A supervised learning model for identifying inactive VMs in private cloud data centers
Abstract
A private cloud has become an essential computing infrastructure for many enterprises. However, according to a recent study, 30% of VMs in data centers are not being used for any productive work. These "inactive" (or "zombie") VMs can arise from faulty VM management code within the cloud infrastructure but are usually the result of human neglect. Inactive VMs can hurt the performance of productive VMs, can distort internal cost management, and in the extreme can result in the cloud infrastructure being unable to allocate resources for new VMs.
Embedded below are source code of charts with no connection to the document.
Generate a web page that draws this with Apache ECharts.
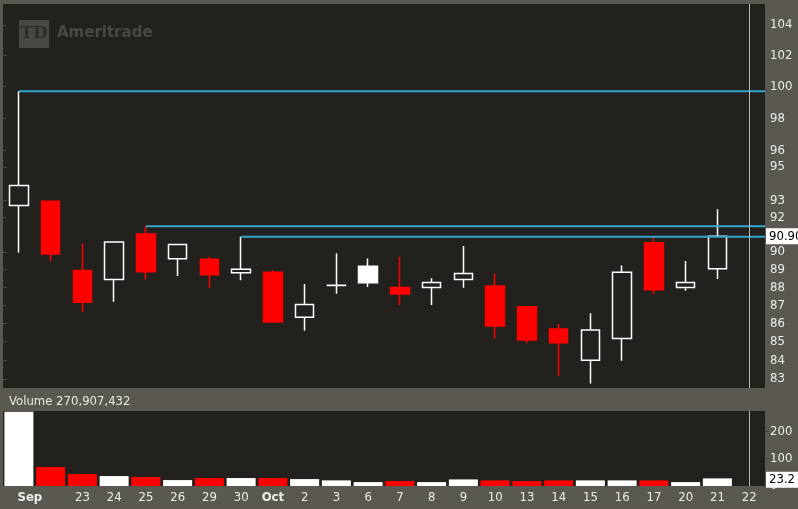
<!DOCTYPE html>
<html><head><meta charset="utf-8">
<script src="https://cdn.jsdelivr.net/npm/echarts@6/dist/echarts.min.js"></script>
<style>html,body{margin:0;padding:0;background:#5a5850;}#c{width:798px;height:509px;}</style>
</head><body><div id="c"></div>
<script>
// ---- data ----
const dates = ['2014-09-19','2014-09-22','2014-09-23','2014-09-24','2014-09-25','2014-09-26','2014-09-29','2014-09-30',
  '2014-10-01','2014-10-02','2014-10-03','2014-10-06','2014-10-07','2014-10-08','2014-10-09','2014-10-10','2014-10-13',
  '2014-10-14','2014-10-15','2014-10-16','2014-10-17','2014-10-20','2014-10-21','2014-10-22'];
const tickLabels = ['Sep','','23','24','25','26','29','30','Oct','2','3','6','7','8','9','10','13','14','15','16','17','20','21','22'];
const opens  = [92.70, 92.95, 88.94, 88.44, 91.03, 89.61, 89.59, 88.81, 88.85, 86.33, 88.10, 89.19, 87.99, 87.99, 88.44, 88.07, 86.91, 85.69, 84.00, 85.18, 90.53, 87.99, 89.04];
const closes = [93.89, 89.89, 87.17, 90.57, 88.87, 90.43, 88.70, 89.02, 86.07, 87.04, 88.11, 88.25, 87.62, 88.27, 88.78, 85.85, 85.09, 84.94, 85.63, 88.85, 87.86, 88.27, 90.90];
const lows   = [89.95, 89.45, 86.62, 87.19, 88.44, 88.64, 87.97, 88.40, 86.05, 85.59, 87.63, 88.01, 87.01, 87.01, 87.97, 85.18, 84.91, 83.17, 82.77, 83.97, 87.62, 87.80, 88.46];
const highs  = [99.70, 92.95, 90.48, 90.57, 91.51, 90.46, 89.72, 90.88, 88.95, 88.18, 89.93, 89.63, 89.72, 88.50, 90.34, 88.78, 86.95, 85.96, 86.55, 89.23, 90.91, 89.48, 92.49];
const volumes = [270.9, 69.2, 43.6, 36.3, 32.6, 21.6, 29.0, 29.0, 29.0, 25.3, 20.5, 14.3, 18.0, 14.3, 24.0, 20.5, 18.0, 20.5, 20.5, 20.5, 20.5, 14.3, 27.8];
const priceTicks = [83,84,85,86,87,88,89,90,92,93,95,96,98,100,102,104];
const volumeTicks = [0,100,200];
const levelValues = [99.70, 91.48, 90.88];
const levelStarts = [0, 4, 7];
const markerIndex = 23;
const lastPrice = 90.90;
const lastVolume = 23.2;
const totalVolumeText = '270,907,432';

// ---- styles ----
const BG = '#23211d', RED = '#ff0000', WHITE = '#ffffff', CYAN = '#33a8cf';
const FONT = "'DejaVu Sans Condensed','DejaVu Sans',sans-serif";
const PMIN = 82.53, PMAX = 105.4, VMAX = 274;

const candleData = opens.map((o, i) => {
  const c = closes[i];
  const up = i === 0 || c >= closes[i - 1];
  const col = up ? WHITE : RED;
  const fill = c < o ? col : BG;
  return { value: [o, c, lows[i], highs[i]], itemStyle: { color: fill, color0: fill, borderColor: col, borderColor0: col } };
});
const volData = volumes.map((v, i) => {
  const up = i === 0 || closes[i] >= closes[i - 1];
  return { value: v, itemStyle: { color: up ? WHITE : RED } };
});

// resistance lines drawn on a hidden slot-unit x axis (slot i centre = i + 0.5)
const levelSeries = levelValues.map((v, i) => ({
  type: 'line', xAxisIndex: 2, yAxisIndex: 0, symbol: 'none', silent: true, z: 3,
  lineStyle: { color: CYAN, width: 2 },
  data: [[levelStarts[i] + 0.5, v], [dates.length, v]]
}));

const chart = echarts.init(document.getElementById('c'), null, { renderer: 'canvas' });
chart.setOption({
  animation: false,
  backgroundColor: '#5a5850',
  textStyle: { fontFamily: FONT },
  title: {
    text: 'Volume ' + totalVolumeText, left: 4, top: 390,
    textStyle: { color: '#e6e6e6', fontSize: 13, fontWeight: 'normal', fontFamily: FONT }
  },
  graphic: [
    { type: 'rect', shape: { x: 19, y: 20, width: 30, height: 28 }, style: { fill: '#4a4843' }, silent: true },
    { type: 'text', x: 34, y: 34, style: { text: 'TD', fill: '#2e2c28', font: "bold 17px 'DejaVu Serif', serif", align: 'center', verticalAlign: 'middle' }, silent: true },
    { type: 'text', x: 57, y: 33, style: { text: 'Ameritrade', fill: '#4a4843', font: "bold 15px 'DejaVu Sans', sans-serif", verticalAlign: 'middle' }, silent: true }
  ],
  grid: [
    { left: 3, right: 33, top: 4, height: 384, show: true, backgroundColor: BG, borderWidth: 0 },
    { left: 3, right: 33, top: 411, height: 75, show: true, backgroundColor: BG, borderWidth: 0 }
  ],
  xAxis: [
    { type: 'category', gridIndex: 0, data: dates, boundaryGap: true,
      axisLine: { show: false }, axisTick: { show: false }, axisLabel: { show: false } },
    { type: 'category', gridIndex: 1, data: dates, boundaryGap: true,
      axisLine: { show: false }, axisTick: { show: false },
      axisLabel: {
        interval: 0, margin: 5, color: '#ececec', fontSize: 13, fontFamily: FONT,
        formatter: (v, i) => {
          const t = tickLabels[i];
          if (t === 'Sep') return '{s|' + t + '}';
          if (t === 'Oct') return '{b|' + t + '}';
          return t;
        },
        rich: {
          s: { fontWeight: 'bold', color: '#ececec', fontSize: 13, fontFamily: FONT, padding: [0, 0, 0, 22] },
          b: { fontWeight: 'bold', color: '#ececec', fontSize: 13, fontFamily: FONT }
        }
      } },
    { type: 'value', gridIndex: 0, min: 0, max: dates.length, show: false }
  ],
  yAxis: [
    { type: 'log', gridIndex: 0, position: 'right', min: PMIN, max: PMAX, logBase: 10,
      splitLine: { show: false }, axisLine: { show: false },
      axisTick: { show: true, length: 4, customValues: priceTicks, lineStyle: { color: '#44423c' } },
      axisLabel: { customValues: priceTicks, margin: 5, color: '#ececec', fontSize: 13, fontFamily: FONT } },
    { type: 'value', gridIndex: 1, position: 'right', min: 0, max: VMAX,
      splitLine: { show: false }, axisLine: { show: false },
      axisTick: { show: true, length: 4, customValues: volumeTicks, lineStyle: { color: '#44423c' } },
      axisLabel: { customValues: volumeTicks, margin: 5, color: '#ececec', fontSize: 13, fontFamily: FONT } }
  ],
  series: [
    {
      type: 'candlestick', xAxisIndex: 0, yAxisIndex: 0, barWidth: 19,
      itemStyle: { borderWidth: 1.5 },
      data: candleData,
      markLine: {
        silent: true, symbol: 'none', animation: false,
        label: { show: false },
        data: [
          [{ coord: [markerIndex, PMIN], lineStyle: { color: '#b8b8b4', width: 1, type: 'solid' } }, { coord: [markerIndex, PMAX] }],
          { yAxis: lastPrice, lineStyle: { color: 'rgba(0,0,0,0)', width: 1, type: 'solid' },
            label: { show: true, position: 'end', distance: 1, formatter: '90.90', color: '#000', backgroundColor: '#fff',
              fontSize: 13, fontFamily: FONT, padding: [2, 4, 1, 3] } }
        ]
      }
    },
    {
      type: 'bar', xAxisIndex: 1, yAxisIndex: 1, barWidth: 29,
      data: volData,
      markLine: {
        silent: true, symbol: 'none', animation: false,
        label: { show: false },
        data: [
          [{ coord: [markerIndex, 0], lineStyle: { color: '#b8b8b4', width: 1, type: 'solid' } }, { coord: [markerIndex, VMAX] }],
          { yAxis: lastVolume, lineStyle: { color: 'rgba(0,0,0,0)', width: 1, type: 'solid' },
            label: { show: true, position: 'end', distance: 1, formatter: String(lastVolume), color: '#000', backgroundColor: '#fff',
              fontSize: 13, fontFamily: FONT, padding: [2, 4, 1, 3] } }
        ]
      }
    }
  ].concat(levelSeries)
});
</script>
</body></html>
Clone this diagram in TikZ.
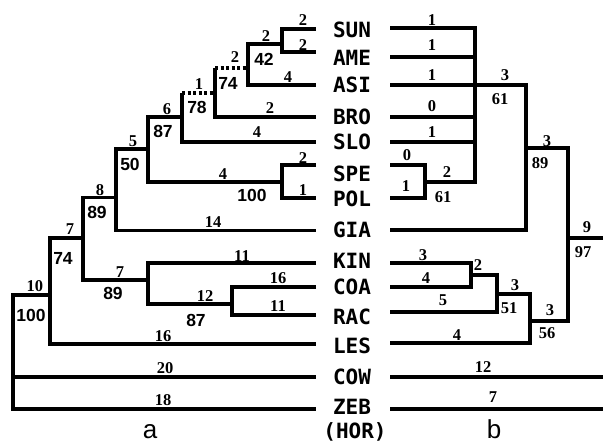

Correctly assessing the productivity of a VM can be challenging: e.g., is a VM that has low CPU utilization being used to slowly edit source code or is it an inactive VM that happens to be performing routine maintenance (e.g., virus-scan and software updates)? To address this problem, we develop a supervised learning model that leverages primitive information (e.g., running process, login history, network connections) of VMs periodically collected by a lightweight data collection framework. This model employs a linear support vector machine (SVM) approach that reflects single VM behavior as well as coordinated VM behaviors. We evaluated the identification accuracy of this model with a real-world dataset within IBM of more than 750 VMs. Results show that our model has a 20% higher accuracy (90%) than state-of-the-art approaches. An accurate model is an important first step to enable private cloud infrastructures to achieve better resource management through such actions as suspending or dynamically downsizing inactive VMs.